La fiesta de Belsasar – parte 1
“¡Ya cayó, ya cayó la gran Babilonia!” (Apoc. 14:8).
El festín de Belsasar había comenzado con gran bullicio. Unos mil invitados sorbían vino, bebían cerveza, se deleitaban con los manjares reales y festejaban como si fuera su último día en la tierra. Y exactamente así sería, al menos para su anfitrión.
La fiesta transcurría entre música y risas. Sin embargo, Belsasar sintió que necesitaba elevar un poco más el ritmo, para aumentar la diversión. Tal vez fue el alcohol o su propia inseguridad. El poderoso rey Nabucodonosor había muerto y su hijo había reinado solo dos años, antes de que su cuñado Neriglisar lo asesinara y se hiciera cargo del trono. Cuatro años después Neriglisar murió, y su hijo Labashi-Marduk, que era demasiado joven para gobernar adecuadamente, cayó víctima de una conspiración nueve meses después. El padre de Belsasar, Nabonido, llegó al poder en el año 556 a.C., pero estaba mucho más interesado en estudiar historia y religión que en gobernar el país. En el 549 hizo las maletas y se fue a la ciudad de Taima, ubicada a unos cientos de kilómetros de distancia (en la actual Arabia Saudita), para adorar a Sin, el dios de la luna. Aunque todavía se le consideraba rey de Babilonia, designó a Belsasar como el segundo al mando y dejó Babilonia en sus manos.
Se desconoce a ciencia cierta cuál fue su principal motivación, pero lo cierto es que Belsasar ordenó a sus sirvientes que trajeran los vasos sagrados que Nabucodonosor había tomado del Templo de Jerusalén.
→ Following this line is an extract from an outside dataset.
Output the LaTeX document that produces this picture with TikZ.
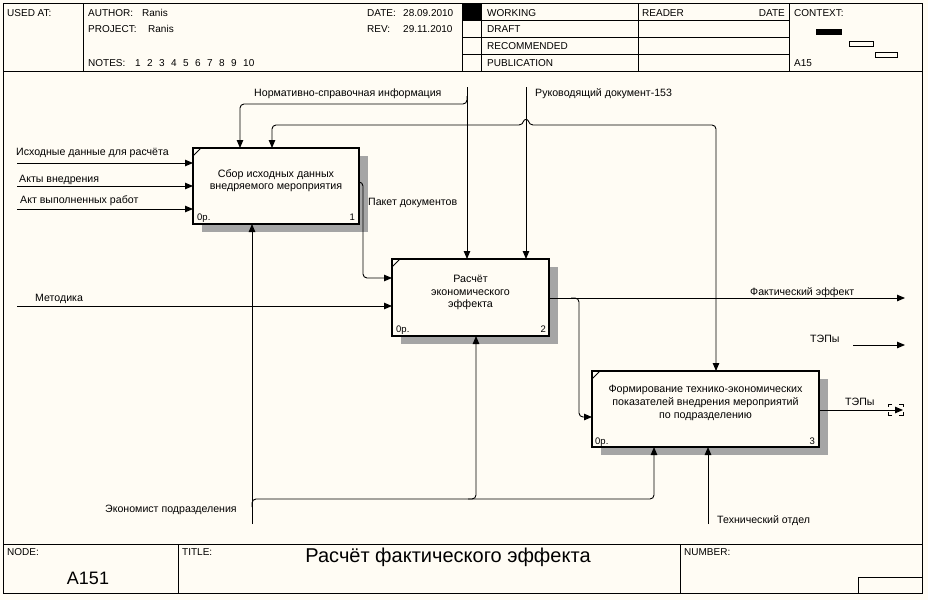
\documentclass[tikz,border=0pt]{standalone}
\usepackage{fontspec}
\setmainfont{Liberation Sans}
\usetikzlibrary{arrows.meta,shadows}
\definecolor{bg}{RGB}{255,252,244}
\definecolor{shade}{RGB}{165,165,165}
\begin{document}
\begin{tikzpicture}[x=1pt,y=-1pt,
  lbl/.style={font=\fontsize{10.6}{12}\selectfont, inner sep=0pt, anchor=base west},
  small/.style={font=\fontsize{9.5}{11}\selectfont, inner sep=0pt, anchor=base west},
  hdr/.style={font=\fontsize{10}{12}\selectfont, inner sep=0pt, anchor=base west},
  box/.style={draw, line width=1.6pt, fill=bg, inner sep=0pt, outer sep=0pt,
    drop shadow={shadow xshift=9pt, shadow yshift=-7.5pt, fill=shade, opacity=1}},
  btxt/.style={font=\fontsize{10.7}{12}\selectfont, inner sep=0pt, anchor=base},
  arr/.style={line width=0.9pt, -{Triangle[length=8pt,width=6.5pt]}, rounded corners=4pt},
  ln/.style={line width=0.9pt},
  frame/.style={line width=0.8pt}
]
\path[use as bounding box, fill=bg] (0,0) rectangle (928,600);

% ---------- frame ----------
\draw[frame] (3,3) rectangle (922,593);
\draw[frame] (3,71) -- (922,71);
\draw[frame] (83,3) -- (83,71);
\draw[frame] (462,3) -- (462,71);
\draw[frame] (481,3) -- (481,71);
\draw[frame] (638,3) -- (638,71);
\draw[frame] (789,3) -- (789,71);
\draw[frame] (462,20) -- (789,20);
\draw[frame] (462,37) -- (789,37);
\draw[frame] (462,54) -- (789,54);
\fill (462,3) rectangle (481,20);
\fill (816,29) rectangle (842,35);
\draw[line width=0.7pt] (849,41) rectangle (873,46);
\draw[line width=0.7pt] (875,52) rectangle (897,57);
\draw[frame] (3,544) -- (922,544);
\draw[frame] (178,544) -- (178,593);
\draw[frame] (680,544) -- (680,593);
\draw[frame] (858,577) rectangle (922,593);

% ---------- header texts ----------
\node[hdr] (usedat) at (7,16) {USED AT:};
\node[hdr] (author) at (88,16) {AUTHOR:};
\node[hdr] (authorv) at (142,16) {Ranis};
\node[hdr] (project) at (88,32) {PROJECT:};
\node[hdr] (projectv) at (148,32) {Ranis};
\node[hdr] (notes) at (88,66) {NOTES:};
\foreach \n/\x in {1/135,2/147,3/159,4/171,5/183,6/195,7/207,8/219,9/231,10/243}
  \node[hdr] (note\n) at (\x,66) {\n};
\node[hdr] (date) at (367,16) {DATE:};
\node[hdr] (datev) at (403,16) {28.09.2010};
\node[hdr] (rev) at (367,32) {REV:};
\node[hdr] (revv) at (403,32) {29.11.2010};
\node[hdr] (working) at (487,16) {WORKING};
\node[hdr] (draft) at (487,32) {DRAFT};
\node[hdr] (recom) at (487,49) {RECOMMENDED};
\node[hdr] (publ) at (487,66) {PUBLICATION};
\node[hdr] (reader) at (642,16) {READER};
\node[hdr, anchor=base east] (rdate) at (785,16) {DATE};
\node[hdr] (context) at (794,16) {CONTEXT:};
\node[hdr] (a15) at (794,66) {A15};
\node[hdr] (nodel) at (7,555) {NODE:};
\node[font=\fontsize{18}{20}\selectfont, inner sep=0pt, anchor=base] (nodev) at (88,584) {A151};
\node[hdr] (titlel) at (182,555) {TITLE:};
\node[font=\fontsize{20}{22}\selectfont, inner sep=0pt, anchor=base] (titlev) at (448,562) {Расчёт фактического эффекта};
\node[hdr] (numberl) at (684,555) {NUMBER:};

% ---------- boxes ----------
\node[box, minimum width=166pt, minimum height=76pt] (b1) at (276,186) {};
\node[box, minimum width=157pt, minimum height=77pt] (b2) at (470.5,297.5) {};
\node[box, minimum width=227pt, minimum height=76pt] (b3) at (705.5,409) {};
\foreach \b in {b1,b2,b3}
  \draw[line width=1pt] ([yshift=-8pt]\b.north west) -- ([xshift=8pt]\b.north west);

\node[btxt] (b1l1) at (276,177) {Сбор исходных данных};
\node[btxt] (b1l2) at (276,189) {внедряемого мероприятия};
\node[btxt] (b2l1) at (470.5,282) {Расчёт};
\node[btxt] (b2l2) at (470.5,295) {экономического};
\node[btxt] (b2l3) at (470.5,307) {эффекта};
\node[btxt] (b3l1) at (705.5,392) {Формирование технико-экономических};
\node[btxt] (b3l2) at (705.5,405) {показателей внедрения мероприятий};
\node[btxt] (b3l3) at (705.5,418) {по подразделению};

\node[small] (b1c) at (197,220) {0р.};
\node[small, anchor=base east] (b1n) at (355,220) {1};
\node[small] (b2c) at (396,332) {0р.};
\node[small, anchor=base east] (b2n) at (546,332) {2};
\node[small] (b3c) at (595,444) {0р.};
\node[small, anchor=base east] (b3n) at (815,444) {3};

% ---------- coordinates ----------
\coordinate (nsTop) at (467,87);
\coordinate (nsS) at (467,96);
\coordinate (nsJ) at (467,104);
\coordinate (nsL) at (240,104);
\coordinate (hJ) at (467,125);
\coordinate (hL) at (272,125);
\coordinate (bumpA) at (523,125);
\coordinate (bumpB) at (529,125);
\coordinate (hR) at (716,125);
\coordinate (rdTop) at (526,87);
\coordinate (in1) at (17,163);
\coordinate (in2) at (17,186);
\coordinate (in3) at (17,209);
\coordinate (pk) at (363,182);
\coordinate (pk2) at (363,278);
\coordinate (met) at (17,306);
\coordinate (out2) at (905,298);
\coordinate (brA) at (579,298);
\coordinate (brB) at (579,417);
\coordinate (tep) at (853,345);
\coordinate (tepE) at (905,345);
\coordinate (out3) at (903,410);
\coordinate (ek) at (252,524);
\coordinate (ekJ) at (252,499);
\coordinate (ekM) at (476,499);
\coordinate (ekR) at (654,499);
\coordinate (teh) at (708,524);

% ---------- connectors ----------
\draw[arr] (nsTop) -- (b2.north -| nsTop);
\draw[arr] (nsS) -- (nsJ) -- (nsL) -- (b1.north -| nsL);
\draw[arr] (hJ) -- (hL) -- (b1.north -| hL);
\draw[arr] (hJ) -- (bumpA) .. controls (524,119) and (528,119) .. (bumpB) -- (hR) -- (b3.north -| hR);
\draw[arr] (rdTop) -- (b2.north -| rdTop);
\draw[arr] (in1) -- (b1.west |- in1);
\draw[arr] (in2) -- (b1.west |- in2);
\draw[arr] (in3) -- (b1.west |- in3);
\draw[arr] (b1.east |- pk) -- (pk) -- (pk2) -- (b2.west |- pk2);
\draw[arr] (met) -- (b2.west |- met);
\draw[arr] (b2.east |- out2) -- (out2);
\draw[arr] ([xshift=-8pt]brA) -- (brA) -- (brB) -- (b3.west |- brB);
\draw[arr] (tep) -- (tepE);
\draw[arr] (b3.east |- out3) -- (out3);
\draw[ln] (892,404) -- (888,404) -- (888,407);
\draw[ln] (892,415) -- (888,415) -- (888,412);
\draw[ln] (899,404) -- (903,404) -- (903,407);
\draw[ln] (899,415) -- (903,415) -- (903,412);
\draw[arr] (ek) -- (b1.south -| ek);
\draw[arr] ([yshift=-8pt]ekJ) -- (ekJ) -- (ekM) -- (b2.south -| ekM);
\draw[arr] ([xshift=-8pt]ekM) -- (ekR) -- (b3.south -| ekR);
\draw[arr] (teh) -- (b3.south -| teh);

% ---------- connector labels ----------
\node[lbl] (lns) at (254,96) {Нормативно-справочная информация};
\node[lbl] (lrd) at (535,96) {Руководящий документ-153};
\node[lbl] (lin1) at (16,155) {Исходные данные для расчёта};
\node[lbl] (lin2) at (19,182) {Акты внедрения};
\node[lbl] (lin3) at (20,203) {Акт выполненных работ};
\node[lbl] (lpk) at (368,205) {Пакет документов};
\node[lbl] (lmet) at (35,301) {Методика};
\node[lbl] (lfe) at (750,295) {Фактический эффект};
\node[lbl] (ltep1) at (810,342) {ТЭПы};
\node[lbl] (ltep2) at (845,405) {ТЭПы};
\node[lbl] (lek) at (105,512) {Экономист подразделения};
\node[lbl] (lteh) at (717,523) {Технический отдел};
\end{tikzpicture}
\end{document}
Burlándose del Dios verdadero, los asistentes a la fiesta bebieron vino en los vasos de oro y plata, mientras alababan a sus deidades paganas. Entonces, Belsasar sintió un éxtasis que ningún estimulante artificial podía proporcionar. No se sentía como un simple corregente que trabajaba para su padre, sino como el amo del universo. De repente, una ráfaga de aire atravesó el salón.
Dedos como de una mano humana trazaban palabras en la pared. Un sudor frío brotó de la cara de Belsasar; las piernas le temblaban y parecía que no podía sostenerse en pie. Todos los relatos que circulaban en el palacio y que hacían referencia a profecías sobre el trono se agolparon en su cerebro. Ese tipo de cosas habían vuelto loco al mismo Nabucodonosor. Así que decidió hacer lo que este habría hecho en su lugar: llamar a los astrólogos, los cuales le dijeron lo mismo que le habrían dicho a su predecesor: absolutamente nada útil.